### Work to do
Pictures must not be retyped. Return exactly the lines from the one with "Rebuild this chart" through the one with "XII 44.16 Å'];", both included, and no others.

### Supplied information

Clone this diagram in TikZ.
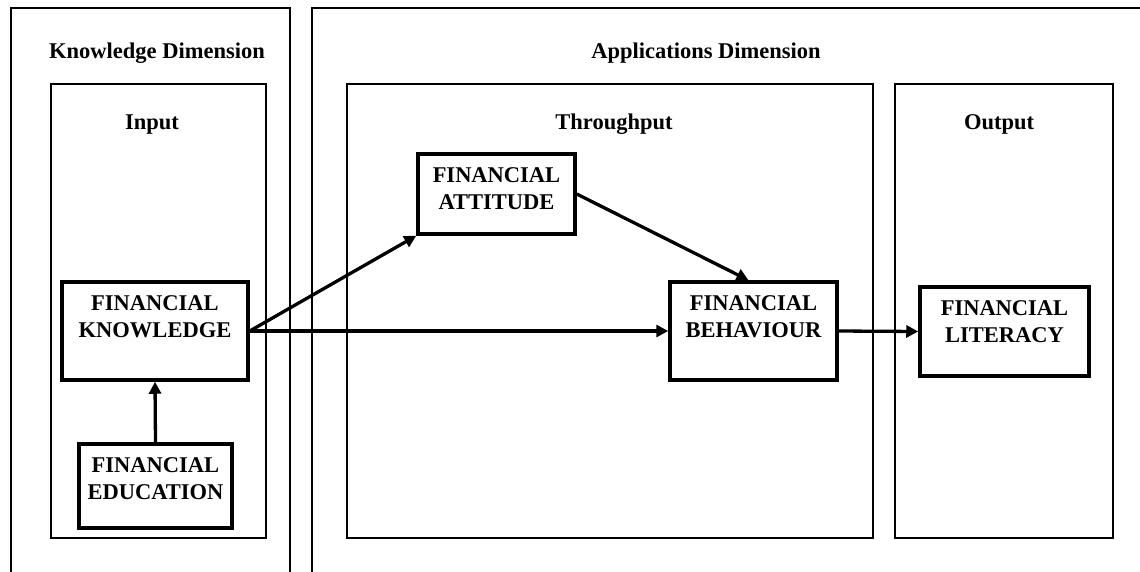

---

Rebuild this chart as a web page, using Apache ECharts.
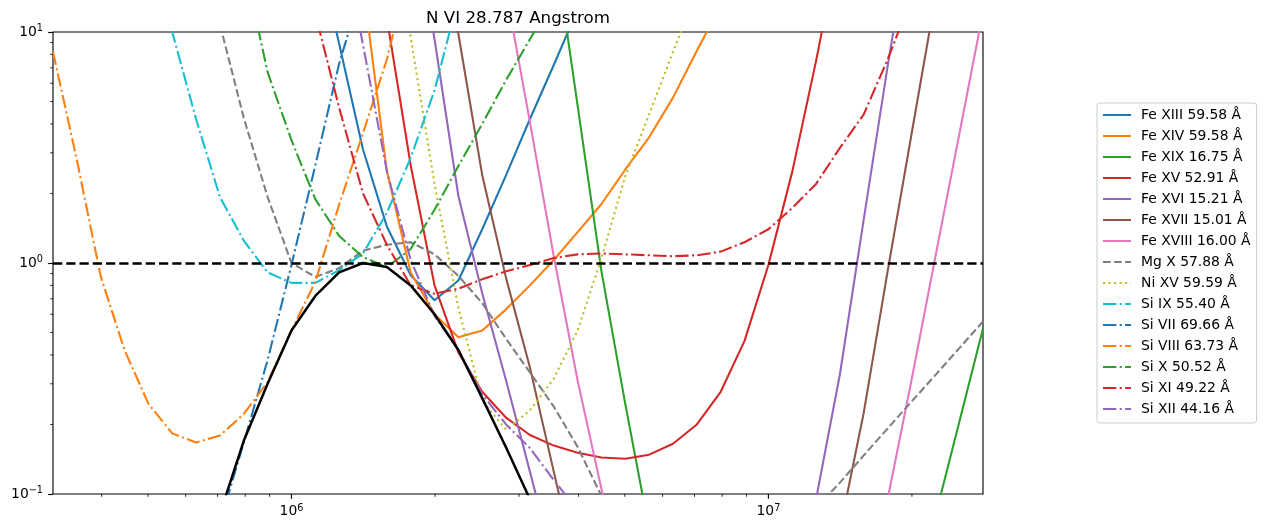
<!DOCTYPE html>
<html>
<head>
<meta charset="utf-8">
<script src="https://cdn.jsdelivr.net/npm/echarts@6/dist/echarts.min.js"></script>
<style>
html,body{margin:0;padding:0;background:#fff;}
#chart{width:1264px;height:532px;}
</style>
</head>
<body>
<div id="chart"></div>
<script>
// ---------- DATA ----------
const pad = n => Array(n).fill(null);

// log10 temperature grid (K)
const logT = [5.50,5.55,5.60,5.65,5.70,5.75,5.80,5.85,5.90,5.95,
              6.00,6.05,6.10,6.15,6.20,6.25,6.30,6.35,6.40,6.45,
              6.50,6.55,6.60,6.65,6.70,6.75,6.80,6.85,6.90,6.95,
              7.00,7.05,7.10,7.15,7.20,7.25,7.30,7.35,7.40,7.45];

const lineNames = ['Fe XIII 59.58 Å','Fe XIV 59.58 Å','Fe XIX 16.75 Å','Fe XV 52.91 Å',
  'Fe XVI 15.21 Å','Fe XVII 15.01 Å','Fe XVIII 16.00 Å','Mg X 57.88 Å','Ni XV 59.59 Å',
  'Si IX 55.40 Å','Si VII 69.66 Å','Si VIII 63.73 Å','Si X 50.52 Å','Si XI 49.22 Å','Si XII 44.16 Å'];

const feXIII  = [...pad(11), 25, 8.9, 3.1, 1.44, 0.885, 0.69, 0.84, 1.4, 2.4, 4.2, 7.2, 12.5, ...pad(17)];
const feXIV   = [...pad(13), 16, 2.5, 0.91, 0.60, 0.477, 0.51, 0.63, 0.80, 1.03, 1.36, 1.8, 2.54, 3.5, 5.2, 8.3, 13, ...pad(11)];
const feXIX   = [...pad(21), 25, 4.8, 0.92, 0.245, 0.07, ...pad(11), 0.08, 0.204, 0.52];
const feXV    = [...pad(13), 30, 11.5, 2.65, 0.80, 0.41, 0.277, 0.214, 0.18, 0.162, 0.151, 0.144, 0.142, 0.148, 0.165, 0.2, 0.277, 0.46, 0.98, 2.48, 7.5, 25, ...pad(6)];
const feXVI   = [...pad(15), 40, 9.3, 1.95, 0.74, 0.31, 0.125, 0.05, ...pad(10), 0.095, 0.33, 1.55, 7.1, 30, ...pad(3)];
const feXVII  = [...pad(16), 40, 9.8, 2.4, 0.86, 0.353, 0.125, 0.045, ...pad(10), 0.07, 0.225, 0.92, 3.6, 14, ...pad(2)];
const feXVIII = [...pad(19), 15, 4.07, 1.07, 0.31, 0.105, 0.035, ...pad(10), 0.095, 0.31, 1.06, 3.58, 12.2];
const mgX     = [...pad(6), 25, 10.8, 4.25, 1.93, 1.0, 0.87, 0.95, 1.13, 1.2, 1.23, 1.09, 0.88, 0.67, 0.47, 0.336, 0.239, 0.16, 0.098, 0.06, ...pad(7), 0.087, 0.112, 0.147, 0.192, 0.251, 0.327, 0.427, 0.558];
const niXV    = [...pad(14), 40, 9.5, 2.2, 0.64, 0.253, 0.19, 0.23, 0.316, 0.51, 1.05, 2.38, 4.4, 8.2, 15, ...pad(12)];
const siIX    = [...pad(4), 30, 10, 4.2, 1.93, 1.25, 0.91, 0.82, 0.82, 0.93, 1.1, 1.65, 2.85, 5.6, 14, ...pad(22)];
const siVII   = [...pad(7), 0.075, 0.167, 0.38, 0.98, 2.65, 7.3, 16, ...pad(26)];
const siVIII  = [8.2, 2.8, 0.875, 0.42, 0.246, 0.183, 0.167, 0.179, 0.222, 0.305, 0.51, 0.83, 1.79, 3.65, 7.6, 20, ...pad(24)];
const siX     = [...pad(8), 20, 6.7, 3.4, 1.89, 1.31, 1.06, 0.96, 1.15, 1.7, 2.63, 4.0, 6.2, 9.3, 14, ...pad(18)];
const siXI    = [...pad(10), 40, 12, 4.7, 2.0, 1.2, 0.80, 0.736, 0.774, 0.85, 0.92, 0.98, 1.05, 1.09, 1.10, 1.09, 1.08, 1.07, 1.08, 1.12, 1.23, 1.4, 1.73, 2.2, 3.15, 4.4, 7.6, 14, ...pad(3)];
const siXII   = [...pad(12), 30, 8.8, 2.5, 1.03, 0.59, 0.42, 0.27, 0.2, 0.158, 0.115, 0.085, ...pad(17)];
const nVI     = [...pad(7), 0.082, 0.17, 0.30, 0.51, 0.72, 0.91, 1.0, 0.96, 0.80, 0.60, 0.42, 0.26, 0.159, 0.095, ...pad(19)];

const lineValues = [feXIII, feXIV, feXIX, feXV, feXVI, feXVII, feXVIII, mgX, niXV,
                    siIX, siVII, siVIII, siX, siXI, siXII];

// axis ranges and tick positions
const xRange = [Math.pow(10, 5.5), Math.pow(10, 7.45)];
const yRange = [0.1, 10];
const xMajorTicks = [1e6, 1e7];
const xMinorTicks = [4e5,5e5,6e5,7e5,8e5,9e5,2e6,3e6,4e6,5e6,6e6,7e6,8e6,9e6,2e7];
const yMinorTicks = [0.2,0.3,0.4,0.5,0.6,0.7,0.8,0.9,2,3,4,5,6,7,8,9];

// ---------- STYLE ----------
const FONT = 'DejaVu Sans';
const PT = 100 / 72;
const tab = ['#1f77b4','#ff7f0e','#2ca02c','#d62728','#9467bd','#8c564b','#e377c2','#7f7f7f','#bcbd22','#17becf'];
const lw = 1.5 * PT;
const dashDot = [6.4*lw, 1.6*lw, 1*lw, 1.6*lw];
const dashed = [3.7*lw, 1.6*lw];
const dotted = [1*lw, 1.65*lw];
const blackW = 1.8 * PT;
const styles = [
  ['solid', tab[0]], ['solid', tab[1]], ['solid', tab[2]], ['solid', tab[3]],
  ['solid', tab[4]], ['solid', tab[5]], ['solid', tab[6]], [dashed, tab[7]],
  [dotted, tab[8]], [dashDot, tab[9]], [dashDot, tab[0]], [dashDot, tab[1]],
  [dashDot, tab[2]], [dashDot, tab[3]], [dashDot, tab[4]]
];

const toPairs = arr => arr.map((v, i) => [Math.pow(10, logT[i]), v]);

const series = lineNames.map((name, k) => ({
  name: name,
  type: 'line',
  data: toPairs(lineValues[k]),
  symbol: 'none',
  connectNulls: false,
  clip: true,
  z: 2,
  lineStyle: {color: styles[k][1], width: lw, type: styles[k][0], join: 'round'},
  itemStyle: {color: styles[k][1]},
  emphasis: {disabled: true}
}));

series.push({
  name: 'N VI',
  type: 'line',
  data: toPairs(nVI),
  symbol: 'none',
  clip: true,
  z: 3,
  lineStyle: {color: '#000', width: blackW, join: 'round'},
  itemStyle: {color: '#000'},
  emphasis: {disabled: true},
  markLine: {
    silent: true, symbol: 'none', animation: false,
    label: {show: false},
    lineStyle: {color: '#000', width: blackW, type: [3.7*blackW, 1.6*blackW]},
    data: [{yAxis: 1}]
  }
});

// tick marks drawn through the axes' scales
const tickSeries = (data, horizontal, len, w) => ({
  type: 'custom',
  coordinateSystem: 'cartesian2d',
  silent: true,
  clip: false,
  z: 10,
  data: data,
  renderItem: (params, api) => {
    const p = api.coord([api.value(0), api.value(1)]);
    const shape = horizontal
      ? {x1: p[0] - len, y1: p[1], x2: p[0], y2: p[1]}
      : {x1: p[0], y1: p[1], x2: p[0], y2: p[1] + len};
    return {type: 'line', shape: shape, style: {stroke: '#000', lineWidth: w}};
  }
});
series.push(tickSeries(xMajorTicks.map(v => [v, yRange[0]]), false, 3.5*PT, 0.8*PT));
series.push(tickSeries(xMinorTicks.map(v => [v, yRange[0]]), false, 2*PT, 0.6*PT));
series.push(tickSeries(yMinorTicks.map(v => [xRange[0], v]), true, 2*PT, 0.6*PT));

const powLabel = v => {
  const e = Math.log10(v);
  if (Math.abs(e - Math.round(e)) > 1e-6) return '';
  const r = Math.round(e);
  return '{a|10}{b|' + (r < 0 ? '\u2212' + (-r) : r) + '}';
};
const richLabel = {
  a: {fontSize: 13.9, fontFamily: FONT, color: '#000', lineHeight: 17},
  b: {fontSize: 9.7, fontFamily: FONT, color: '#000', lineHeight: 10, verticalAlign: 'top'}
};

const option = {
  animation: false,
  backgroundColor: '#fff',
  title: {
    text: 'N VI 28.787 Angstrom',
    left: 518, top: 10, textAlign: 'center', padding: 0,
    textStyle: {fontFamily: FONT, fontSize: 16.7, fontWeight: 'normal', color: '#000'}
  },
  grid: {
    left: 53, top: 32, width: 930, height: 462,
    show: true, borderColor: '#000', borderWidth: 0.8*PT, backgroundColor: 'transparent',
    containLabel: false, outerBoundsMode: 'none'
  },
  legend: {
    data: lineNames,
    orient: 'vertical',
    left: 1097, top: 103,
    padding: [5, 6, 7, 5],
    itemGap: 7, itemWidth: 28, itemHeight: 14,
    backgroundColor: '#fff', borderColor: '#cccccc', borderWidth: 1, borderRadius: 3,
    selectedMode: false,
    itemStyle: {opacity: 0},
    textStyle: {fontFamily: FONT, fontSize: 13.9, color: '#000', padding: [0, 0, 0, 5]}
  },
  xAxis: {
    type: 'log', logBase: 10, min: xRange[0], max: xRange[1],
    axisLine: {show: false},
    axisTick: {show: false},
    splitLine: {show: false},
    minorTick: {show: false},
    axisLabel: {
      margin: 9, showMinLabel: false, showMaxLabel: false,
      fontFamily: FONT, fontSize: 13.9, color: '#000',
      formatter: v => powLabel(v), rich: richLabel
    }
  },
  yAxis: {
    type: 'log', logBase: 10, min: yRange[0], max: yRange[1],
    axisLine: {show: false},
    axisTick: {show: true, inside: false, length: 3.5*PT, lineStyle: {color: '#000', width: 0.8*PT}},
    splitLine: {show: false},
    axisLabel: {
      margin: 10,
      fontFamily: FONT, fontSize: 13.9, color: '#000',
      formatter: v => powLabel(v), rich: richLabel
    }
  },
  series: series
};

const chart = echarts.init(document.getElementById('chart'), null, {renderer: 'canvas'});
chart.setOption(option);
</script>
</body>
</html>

### Completed task
Rebuild this chart as a web page, using Apache ECharts.
<!DOCTYPE html>
<html>
<head>
<meta charset="utf-8">
<script src="https://cdn.jsdelivr.net/npm/echarts@6/dist/echarts.min.js"></script>
<style>
html,body{margin:0;padding:0;background:#fff;}
#chart{width:1264px;height:532px;}
</style>
</head>
<body>
<div id="chart"></div>
<script>
// ---------- DATA ----------
const pad = n => Array(n).fill(null);

// log10 temperature grid (K)
const logT = [5.50,5.55,5.60,5.65,5.70,5.75,5.80,5.85,5.90,5.95,
              6.00,6.05,6.10,6.15,6.20,6.25,6.30,6.35,6.40,6.45,
              6.50,6.55,6.60,6.65,6.70,6.75,6.80,6.85,6.90,6.95,
              7.00,7.05,7.10,7.15,7.20,7.25,7.30,7.35,7.40,7.45];

const lineNames = ['Fe XIII 59.58 Å','Fe XIV 59.58 Å','Fe XIX 16.75 Å','Fe XV 52.91 Å',
  'Fe XVI 15.21 Å','Fe XVII 15.01 Å','Fe XVIII 16.00 Å','Mg X 57.88 Å','Ni XV 59.59 Å',
  'Si IX 55.40 Å','Si VII 69.66 Å','Si VIII 63.73 Å','Si X 50.52 Å','Si XI 49.22 Å','Si XII 44.16 Å'];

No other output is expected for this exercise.